Par quoi commencer? Idéalement un livre qui aurait été peu critiqué avant, pour éviter les redondances, qui aurait d'indéniables qualités littéraires objectives, puis qui m'aurait touché ou fait réfléchir. Et voilà, on a "Les naufragés", de Patrick Declerck.
Tombée par hasard sur la fiche de ce livre au détour d'une après-midi ennuyeuse à consulter des listes d'essais relevant de la sociologie et de l'anthropologie, immédiatement attirée par cette note globale de 8.4, qui brillait comme un trésor déjà enfoui dans mon égo narcissique, je l'inscris sur ma - trop longue - liste de livres à lire.
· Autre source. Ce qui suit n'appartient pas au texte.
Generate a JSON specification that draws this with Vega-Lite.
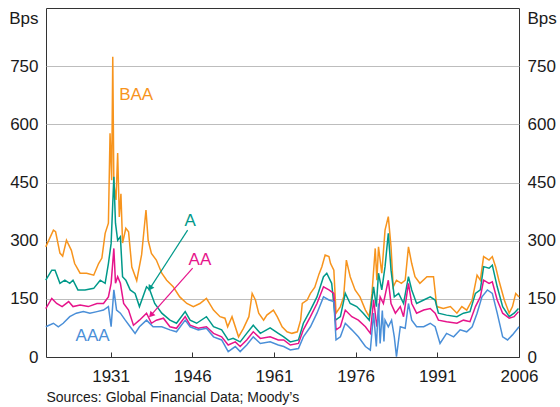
{
"$schema":"https://vega.github.io/schema/vega-lite/v6.json",
"width":473,"height":349,
"autosize":{"type":"none"},
"padding":{"left":46,"top":8,"right":41,"bottom":50},
"config":{"view":{"stroke":"#333333","strokeWidth":1},"font":"Liberation Sans","text":{"font":"Liberation Sans"}},
"datasets":{
"BAA":[[1919.1,284],[1920.5,327],[1920.9,323],[1921.7,268],[1922.2,260],[1922.9,301],[1923.8,275],[1924.4,241],[1925.4,216],[1926.6,216],[1927.9,211],[1928.8,241],[1929.4,255],[1930.0,319],[1930.6,345],[1930.9,577],[1931.2,456],[1931.4,774],[1931.6,448],[1932.0,405],[1932.3,526],[1932.6,361],[1932.9,421],[1933.2,294],[1933.8,332],[1934.3,323],[1934.9,232],[1935.8,197],[1936.7,264],[1937.5,379],[1937.9,301],[1938.5,267],[1939.4,250],[1940.4,216],[1941.3,198],[1942.5,181],[1943.7,155],[1945.0,138],[1946.2,130],[1947.4,138],[1948.6,151],[1949.9,121],[1951.1,104],[1952.0,100],[1952.5,78],[1953.3,104],[1954.5,52],[1955.4,74],[1956.4,104],[1957.0,164],[1957.6,147],[1958.2,113],[1959.1,95],[1959.7,108],[1960.9,121],[1961.6,104],[1962.5,78],[1963.4,65],[1964.3,61],[1965.3,65],[1965.9,95],[1966.2,138],[1967.1,147],[1967.7,164],[1968.5,180],[1969.3,215],[1969.8,233],[1970.4,263],[1971.1,259],[1971.4,241],[1972.0,224],[1972.4,113],[1973.2,130],[1973.8,155],[1974.3,250],[1975.0,207],[1975.9,173],[1976.8,155],[1977.8,121],[1978.5,104],[1979.0,164],[1979.6,280],[1979.9,198],[1980.2,284],[1980.8,216],[1981.4,327],[1982.0,362],[1982.5,284],[1982.9,181],[1983.5,198],[1984.4,190],[1985.1,198],[1985.7,284],[1986.3,241],[1986.9,207],[1987.8,190],[1989.1,207],[1990.3,207],[1990.9,130],[1992.1,125],[1993.4,130],[1994.6,113],[1995.5,130],[1996.4,121],[1997.4,147],[1998.3,211],[1998.9,198],[1999.5,259],[2000.5,250],[2001.1,259],[2001.7,233],[2002.3,198],[2003.3,147],[2004.2,113],[2004.8,130],[2005.4,164],[2006.0,155]],
"A":[[1919.1,198],[1920.2,224],[1920.8,224],[1921.7,190],[1922.6,198],[1923.5,190],[1924.1,198],[1925.0,173],[1926.3,173],[1927.9,177],[1929.1,198],[1930.0,190],[1930.6,241],[1931.1,293],[1931.6,465],[1931.9,345],[1932.3,301],[1932.8,310],[1933.2,207],[1933.8,198],[1934.6,173],[1935.5,164],[1936.3,130],[1937.6,181],[1938.2,173],[1939.1,138],[1940.4,113],[1941.9,95],[1943.1,87],[1944.7,117],[1945.6,95],[1946.8,87],[1948.6,104],[1949.9,78],[1951.4,70],[1952.6,44],[1953.5,48],[1954.8,39],[1956.0,61],[1957.2,82],[1958.5,61],[1960.3,75],[1961.8,61],[1962.8,52],[1964.0,39],[1965.5,44],[1966.4,87],[1967.7,121],[1968.9,155],[1970.1,207],[1970.7,216],[1971.6,190],[1972.3,95],[1973.2,104],[1974.1,164],[1975.0,138],[1976.2,130],[1977.4,113],[1978.5,95],[1979.3,181],[1979.8,130],[1980.2,216],[1980.8,173],[1981.4,233],[1982.0,319],[1982.5,224],[1983.1,155],[1983.9,164],[1984.8,138],[1985.7,207],[1986.3,173],[1987.2,138],[1988.5,147],[1989.7,155],[1990.6,147],[1991.2,113],[1992.7,108],[1994.6,104],[1995.8,113],[1997.0,117],[1998.0,164],[1998.9,173],[1999.5,233],[2000.5,229],[2001.1,237],[2002.0,181],[2003.0,130],[2004.2,104],[2005.1,113],[2005.9,125]],
"AA":[[1919.1,125],[1920.2,151],[1921.1,138],[1922.1,130],[1923.3,143],[1924.1,130],[1925.4,134],[1926.9,130],[1928.5,138],[1929.7,138],[1930.6,155],[1931.1,190],[1931.6,280],[1931.9,190],[1932.3,207],[1932.8,190],[1933.4,138],[1934.3,121],[1935.2,82],[1936.3,95],[1937.6,113],[1938.5,87],[1939.4,95],[1940.7,100],[1941.9,78],[1943.1,74],[1944.7,104],[1945.6,82],[1947.1,74],[1948.6,78],[1949.9,61],[1951.4,52],[1952.6,31],[1953.9,39],[1954.8,27],[1956.0,44],[1957.2,65],[1958.5,48],[1960.3,52],[1961.8,44],[1962.8,44],[1964.0,31],[1965.5,35],[1966.4,70],[1967.7,104],[1968.9,138],[1970.1,181],[1971.1,173],[1972.0,164],[1972.4,70],[1973.2,78],[1974.1,121],[1975.3,104],[1976.5,95],[1977.8,78],[1978.7,61],[1979.3,147],[1979.9,78],[1980.5,155],[1981.1,138],[1982.0,198],[1982.5,138],[1983.3,113],[1984.2,130],[1984.8,104],[1985.7,190],[1986.3,138],[1987.2,113],[1988.5,121],[1989.7,125],[1990.6,113],[1991.2,95],[1992.7,91],[1994.6,87],[1995.8,95],[1997.0,91],[1998.0,130],[1998.9,155],[1999.5,198],[2000.5,190],[2001.1,194],[2002.0,147],[2003.0,113],[2004.2,100],[2005.1,104],[2005.9,117]],
"AAA":[[1919.1,78],[1920.5,87],[1921.4,78],[1922.3,87],[1923.5,104],[1924.7,113],[1926.0,117],[1927.2,113],[1928.5,117],[1929.7,121],[1930.6,130],[1931.1,78],[1931.6,173],[1932.1,121],[1932.8,113],[1933.7,95],[1934.6,78],[1935.5,61],[1936.3,78],[1937.6,95],[1938.8,78],[1940.4,78],[1941.9,70],[1943.1,65],[1944.7,95],[1945.6,78],[1947.1,70],[1948.6,74],[1949.9,52],[1951.4,44],[1952.6,14],[1953.9,27],[1954.8,14],[1956.0,31],[1957.2,52],[1958.5,35],[1960.3,39],[1961.8,31],[1962.8,27],[1964.0,18],[1965.5,22],[1966.4,52],[1967.7,78],[1968.9,113],[1970.1,155],[1971.1,147],[1972.0,143],[1972.4,44],[1973.2,52],[1974.1,87],[1975.3,70],[1976.5,52],[1977.8,27],[1978.7,18],[1979.3,113],[1979.8,27],[1980.2,138],[1980.5,35],[1980.9,120],[1981.2,40],[1981.4,95],[1982.0,78],[1982.6,95],[1983.1,52],[1983.5,1],[1984.2,78],[1985.1,74],[1985.7,138],[1986.3,95],[1987.2,78],[1988.5,78],[1989.7,87],[1990.6,78],[1991.5,35],[1992.7,61],[1994.0,52],[1995.2,70],[1996.4,65],[1997.4,78],[1998.3,113],[1999.2,155],[2000.2,173],[2001.1,164],[2002.0,113],[2003.0,52],[2003.9,44],[2004.8,57],[2006.0,78]],
"notes":[{"s":"BAA","t":1935.7,"v":675,"label":"BAA"},{"s":"A","t":1945.6,"v":350,"label":"A"},{"s":"AA","t":1947.4,"v":250,"label":"AA"},{"s":"AAA","t":1927.7,"v":53,"label":"AAA"}],
"arrows":[{"s":"A","t1":1945.15,"v1":327,"t2":1938.23,"v2":177},{"s":"AA","t1":1946.07,"v1":229,"t2":1938.42,"v2":108}]
},
"layer":[
{"data":{"name":"BAA"},"transform":[{"calculate":"datum[0]","as":"t"},{"calculate":"datum[1]","as":"v"}],
 "mark":{"type":"line","strokeWidth":1.5,"color":"#F7941D"},
 "encoding":{
  "x":{"field":"t","type":"quantitative","scale":{"domain":[1919.14,2006],"nice":false,"zero":false},
   "axis":{"values":[1931,1946,1961,1976,1991,2006],"format":"d","grid":false,"labelFontSize":17,"labelColor":"#1a1a1a","labelPadding":16,"tickSize":-5,"tickColor":"#333333","domainColor":"#333333","labelFlush":false,
    "title":"Sources: Global Financial Data; Moody’s","titleFontSize":14,"titleFontWeight":"normal","titleColor":"#1a1a1a","titleAnchor":"start","titleAlign":"left","titlePadding":6}},
  "y":{"field":"v","type":"quantitative","scale":{"domain":[0,900],"nice":false},
   "axis":{"orient":"left","values":[0,150,300,450,600,750],"grid":true,"gridColor":"#bdbdbd","gridWidth":1.2,"domain":false,"ticks":false,"labelFontSize":17,"labelColor":"#1a1a1a","labelPadding":8,
    "title":"Bps","titleAngle":0,"titleFontSize":17,"titleFontWeight":"normal","titleColor":"#1a1a1a","titleX":-8,"titleY":10,"titleAlign":"right","titleBaseline":"middle"}}}},
{"data":{"name":"A"},"transform":[{"calculate":"datum[0]","as":"t"},{"calculate":"datum[1]","as":"v"}],
 "mark":{"type":"line","strokeWidth":1.5,"color":"#00998A"},
 "encoding":{"x":{"field":"t","type":"quantitative"},"y":{"field":"v","type":"quantitative",
   "axis":{"orient":"right","values":[0,150,300,450,600,750],"grid":false,"domain":false,"ticks":false,"labelFontSize":17,"labelColor":"#1a1a1a","labelPadding":8,
    "title":"Bps","titleAngle":0,"titleFontSize":17,"titleFontWeight":"normal","titleColor":"#1a1a1a","titleX":8,"titleY":10,"titleAlign":"left","titleBaseline":"middle"}}}},
{"data":{"name":"AA"},"transform":[{"calculate":"datum[0]","as":"t"},{"calculate":"datum[1]","as":"v"}],
 "mark":{"type":"line","strokeWidth":1.5,"color":"#E6148B"},
 "encoding":{"x":{"field":"t","type":"quantitative"},"y":{"field":"v","type":"quantitative","axis":null}}},
{"data":{"name":"AAA"},"transform":[{"calculate":"datum[0]","as":"t"},{"calculate":"datum[1]","as":"v"}],
 "mark":{"type":"line","strokeWidth":1.5,"color":"#4A8FD8"},
 "encoding":{"x":{"field":"t","type":"quantitative"},"y":{"field":"v","type":"quantitative","axis":null}}},
{"data":{"name":"arrows"},"mark":{"type":"rule","strokeWidth":1.2},
 "encoding":{"x":{"field":"t1","type":"quantitative"},"y":{"field":"v1","type":"quantitative","axis":null},"x2":{"field":"t2"},"y2":{"field":"v2"},
  "color":{"field":"s","type":"nominal","scale":{"domain":["BAA","A","AA","AAA"],"range":["#F7941D","#00998A","#E6148B","#4A8FD8"]},"legend":null}}},
{"data":{"name":"arrows"},"transform":[{"filter":"datum.s==='A'"}],"mark":{"type":"point","shape":"triangle-up","filled":true,"opacity":1,"size":45,"angle":213},
 "encoding":{"x":{"field":"t2","type":"quantitative"},"y":{"field":"v2","type":"quantitative","axis":null},"color":{"field":"s","type":"nominal","legend":null}}},
{"data":{"name":"arrows"},"transform":[{"filter":"datum.s==='AA'"}],"mark":{"type":"point","shape":"triangle-up","filled":true,"opacity":1,"size":45,"angle":222},
 "encoding":{"x":{"field":"t2","type":"quantitative"},"y":{"field":"v2","type":"quantitative","axis":null},"color":{"field":"s","type":"nominal","legend":null}}},
{"data":{"name":"notes"},"mark":{"type":"text","fontSize":17,"align":"center","baseline":"middle"},
 "encoding":{"x":{"field":"t","type":"quantitative"},"y":{"field":"v","type":"quantitative","axis":null},"text":{"field":"label"},"color":{"field":"s","type":"nominal","legend":null}}}
],
"resolve":{"axis":{"y":"independent"}}
}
Mais voilà, il est introuvable.
Puis, une après-midi, je m'aventure dans une librairie de seconde-main (faites-moi rire!) d'un quartier bobo-chicos de Bruxelles, je tombe dessus. J'ai 13 euros. Il en coûte 11. Je n'hésite pas, et je le prends.
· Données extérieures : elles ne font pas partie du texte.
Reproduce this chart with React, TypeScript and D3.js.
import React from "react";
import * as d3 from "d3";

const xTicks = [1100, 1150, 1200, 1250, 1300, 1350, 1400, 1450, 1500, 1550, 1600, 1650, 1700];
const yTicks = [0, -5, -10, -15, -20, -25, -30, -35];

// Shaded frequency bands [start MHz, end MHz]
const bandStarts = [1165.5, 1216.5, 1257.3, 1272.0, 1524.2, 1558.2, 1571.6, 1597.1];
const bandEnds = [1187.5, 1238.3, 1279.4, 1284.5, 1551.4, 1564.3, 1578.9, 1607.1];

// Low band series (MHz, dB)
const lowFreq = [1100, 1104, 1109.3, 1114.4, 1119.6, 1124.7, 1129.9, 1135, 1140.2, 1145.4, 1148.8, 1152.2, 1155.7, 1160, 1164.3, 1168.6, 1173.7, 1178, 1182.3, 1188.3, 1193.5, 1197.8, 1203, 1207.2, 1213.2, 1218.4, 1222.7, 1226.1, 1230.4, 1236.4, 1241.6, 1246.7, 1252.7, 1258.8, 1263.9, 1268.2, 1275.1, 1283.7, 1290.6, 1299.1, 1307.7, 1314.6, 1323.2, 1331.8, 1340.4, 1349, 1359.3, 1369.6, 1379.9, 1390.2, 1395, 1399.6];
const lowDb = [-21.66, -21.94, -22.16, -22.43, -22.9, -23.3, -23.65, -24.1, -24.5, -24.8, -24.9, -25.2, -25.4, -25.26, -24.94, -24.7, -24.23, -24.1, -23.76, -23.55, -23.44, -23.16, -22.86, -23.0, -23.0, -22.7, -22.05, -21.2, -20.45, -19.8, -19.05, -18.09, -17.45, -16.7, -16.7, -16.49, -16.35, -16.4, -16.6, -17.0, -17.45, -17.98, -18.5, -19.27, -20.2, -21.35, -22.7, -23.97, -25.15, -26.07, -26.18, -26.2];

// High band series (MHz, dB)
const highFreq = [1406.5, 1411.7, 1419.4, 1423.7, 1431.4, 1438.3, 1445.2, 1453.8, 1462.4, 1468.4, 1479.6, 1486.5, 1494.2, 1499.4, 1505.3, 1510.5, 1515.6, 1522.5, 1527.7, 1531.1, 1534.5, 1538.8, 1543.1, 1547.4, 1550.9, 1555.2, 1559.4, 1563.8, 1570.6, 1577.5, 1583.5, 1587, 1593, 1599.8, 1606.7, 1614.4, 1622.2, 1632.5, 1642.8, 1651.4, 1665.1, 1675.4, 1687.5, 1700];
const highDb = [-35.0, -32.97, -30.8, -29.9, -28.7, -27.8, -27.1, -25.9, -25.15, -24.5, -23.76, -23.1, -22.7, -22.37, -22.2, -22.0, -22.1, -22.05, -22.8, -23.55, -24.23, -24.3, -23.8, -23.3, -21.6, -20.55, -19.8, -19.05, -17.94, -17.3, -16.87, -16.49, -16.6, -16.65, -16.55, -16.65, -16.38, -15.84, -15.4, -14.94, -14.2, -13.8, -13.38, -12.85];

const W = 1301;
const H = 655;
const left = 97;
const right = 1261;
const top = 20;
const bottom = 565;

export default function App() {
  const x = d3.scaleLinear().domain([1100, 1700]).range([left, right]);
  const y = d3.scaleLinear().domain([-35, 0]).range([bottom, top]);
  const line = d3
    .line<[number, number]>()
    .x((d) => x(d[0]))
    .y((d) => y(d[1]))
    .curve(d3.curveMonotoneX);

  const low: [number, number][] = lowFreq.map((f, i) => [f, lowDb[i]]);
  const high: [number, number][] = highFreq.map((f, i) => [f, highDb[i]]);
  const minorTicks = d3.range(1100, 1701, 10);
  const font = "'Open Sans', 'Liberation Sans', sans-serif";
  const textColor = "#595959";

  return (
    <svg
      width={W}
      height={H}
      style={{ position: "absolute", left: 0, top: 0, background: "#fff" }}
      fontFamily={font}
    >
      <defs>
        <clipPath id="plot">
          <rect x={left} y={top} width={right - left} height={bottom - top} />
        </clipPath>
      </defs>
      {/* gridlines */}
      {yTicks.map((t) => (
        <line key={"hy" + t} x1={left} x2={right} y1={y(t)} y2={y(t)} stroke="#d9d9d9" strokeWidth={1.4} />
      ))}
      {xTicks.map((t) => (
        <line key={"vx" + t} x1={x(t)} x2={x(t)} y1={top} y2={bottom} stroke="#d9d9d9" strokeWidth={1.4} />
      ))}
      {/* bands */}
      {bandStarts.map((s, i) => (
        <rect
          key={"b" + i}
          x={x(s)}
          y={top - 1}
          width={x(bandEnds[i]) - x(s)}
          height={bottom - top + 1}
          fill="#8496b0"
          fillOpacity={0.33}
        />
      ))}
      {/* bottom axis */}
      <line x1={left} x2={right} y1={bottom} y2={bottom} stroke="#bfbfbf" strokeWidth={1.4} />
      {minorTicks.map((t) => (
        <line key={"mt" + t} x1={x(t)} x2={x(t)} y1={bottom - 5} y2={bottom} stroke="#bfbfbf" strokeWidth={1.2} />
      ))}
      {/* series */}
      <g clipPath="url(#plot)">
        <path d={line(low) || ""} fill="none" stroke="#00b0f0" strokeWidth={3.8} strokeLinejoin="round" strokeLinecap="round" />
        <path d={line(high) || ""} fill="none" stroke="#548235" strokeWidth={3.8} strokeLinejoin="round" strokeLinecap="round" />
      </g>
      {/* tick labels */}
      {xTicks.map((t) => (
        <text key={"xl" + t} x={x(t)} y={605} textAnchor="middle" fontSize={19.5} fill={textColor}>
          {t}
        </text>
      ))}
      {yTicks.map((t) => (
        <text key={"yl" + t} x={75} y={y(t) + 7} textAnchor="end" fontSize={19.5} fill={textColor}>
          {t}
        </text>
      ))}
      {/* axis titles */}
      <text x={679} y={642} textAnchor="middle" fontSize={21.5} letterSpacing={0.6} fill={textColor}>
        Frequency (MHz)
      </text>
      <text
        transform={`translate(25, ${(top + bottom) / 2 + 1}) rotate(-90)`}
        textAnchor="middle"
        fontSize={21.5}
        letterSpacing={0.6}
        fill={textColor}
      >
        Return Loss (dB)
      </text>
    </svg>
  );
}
Sans regrets. "Les naufragés", j'aurait fait naufrage avec eux, au détour d'un long voyage. Les naufragés, ce sont les clochards de Paris. Soyons précis quant aux termes; clochard est le terme assumé et revendiqué par l'auteur de ce livre, Patrick Declerck, car il est celui qui résume le mieux la situation de ces individus sur-désocialisés que l'on a l'habitude de regarder sans voir au détour d'une rue ou d'un trottoir. Les naufragés, ce sont ceux auxquels on n'ose pas se confronter, parce qu'ils sont la souillure symbolique d'un monde que l'on se doit d'ordonner. Les naufragés, ce sont ceux que l'on veut aider sans savoir par quel bout prendre le problème...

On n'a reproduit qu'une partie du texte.